Самое поразительное в концовке этого страстного и не совсем справедливого послания (ну почему же это Блок русской беды не знает и не испытал — а кто испытал и знает?) даже не то, что Блок назван скучающим барином, когда-когда, а зимой 1917–1918 годов он таковым не был, а то, что Пришвин буквально повторяет, вернее, переворачивает мысль той самой замечательной питерской старухи, что готова была простить образованным людям отречение от государя, но вменяла это предательство в вину красногвардейцам. Так и Пришвин — народу революция простится, поэту — нет.
Блок ответил Пришвину через два дня:
«Михаил Михайлович, сегодня я прочел Вашу статью в „Воле страны“. Долго мы с Вами были в одном литературном лагере, но ни один журнальный враг, злейший, даже Буренин, не сумел подобрать такого количества личной брани. Оставалось Вам еще намекнуть, как когда-то делал Розанов, на семейные обстоятельства.
Я на это не обижаюсь, но уж очень все это — мимо цели: статья личная и злая против статьи неличной и доброй.
По существу спорить не буду, я на правду Вашу (Пришвина, а не „Воли страны“) не нападал: но у нас — слишком разные языки.
Неправда у Вас — „любимый поэт“. Как это может быть, когда тут же рядом „балаганчик“ употребляется в ругательном значении, как искони употребляет это слово всякий журналист? Вы же не знаете того, что за „балаганчиком“, откуда он; не знаете, значит, и того, что за остальными стихами, и того, какую я люблю Россию и т. д.
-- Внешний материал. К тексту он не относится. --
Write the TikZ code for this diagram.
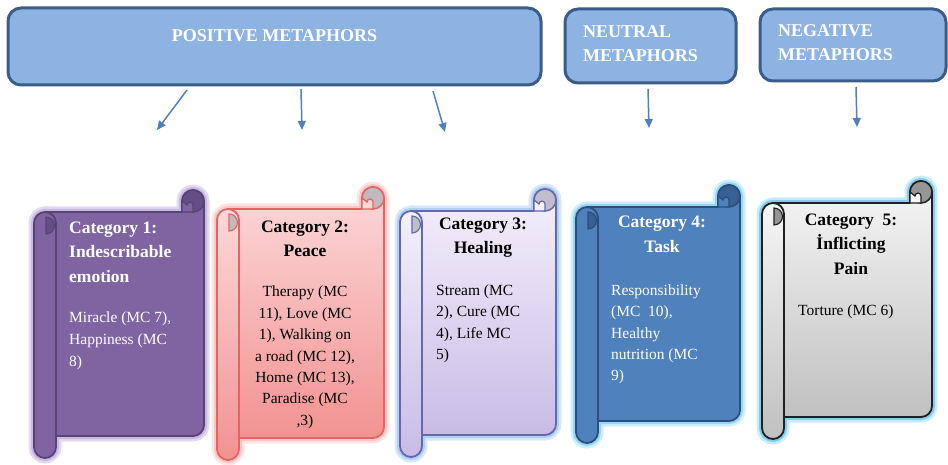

Я не менялся, верен себе и своей любви, также и в фельетоне, который Вам так ненавистен. Значит, надо сказать — не „любимый поэт“, а „самый ненавистный поэт“.»
Александр Блок
Тут вернее всего — даже не разные плоскости мышления, как при пришвинском аресте, а нежелание вообще вступать в дискуссию. Никаких аргументов Пришвина Блок ни принимать, ни даже рассматривать или отвергать не желал, да и в ответе письмо Блока не нуждалось, а писалось для того, чтобы адресат принял его к сведению. Но остановиться Пришвин не мог — он был по-настоящему заведен и непривычно запальчив (в скобках то, что Пришвин зачеркнул).
«Александр Александрович — мой ответ (на Вашу статью в „Знамя Труда“) был не злой (как Вы пишете), а кроткий. (Именно только любимому человеку можно так написать, как я.) Если бы автор не был Блок, я написал бы, что он получает ворованные деньги, что земгусар ничего не делал на войне, а пьянствовал в тылу, что ходит почему-то до сих пор в военной форме и еще (много) всего.
(И это надо бы все написать, потому что Вы это заслужили.) О (Ваших) семейных отношениях земгусара я не мог бы ничего написать, потому что я этим не интересуюсь, все наши общие знакомые и друзья подтвердят Вам, что я для этого не имею глаза и уха, и если что вижу и слышу, забываю немедленно. (…)
Сотую часть не передал я в своей статье того негодования, которое вызвала ваша статья у Мережковского, у Гиппиус, у Ремизова, у Пяста. Прежде чем сдать свой ответ (Вам) в типографию, я прочел ее Ремизову, и он сказал: „Ответ кроткий“».
Это письмо — уже разрыв несомненный на грани вызова на дуэль. После него никаких личных отношений между двумя литераторами быть не могло, однако спор между ними был заочно продолжен в двух произведениях, одно из которых читающей публике известно очень хорошо, а второе почти нет: это «Двенадцать» и «Голубое знамя».
Про «Двенадцать» написаны горы литературы и существует море толкований, но одну вряд ли известную и весьма любопытную подробность о легендарной поэме привести стоит, хотя полного доверия к этой подробности нет. Скорее версия, но очень правдоподобная, ибо исходила от чрезвычайно информированного и не склонного к мистификациям человека.
Когда в 1927 году Пришвин посетил после долгого перерыва Ленинград и совершенно не узнал в нем бывшую имперскую столицу, то Р. В. Иванов-Разумник сообщил ему, что вития в поэме «Двенадцать» —
(«А это кто? — Длинные волосы
И говорит вполголоса:
— Предатели!
— Погибла Россия!
Должно быть, писатель —
Вития…»)
— не кто иной, как Пришвин, и этим образом Блок ответил своему оппоненту за статью «Большевик из балаганчика».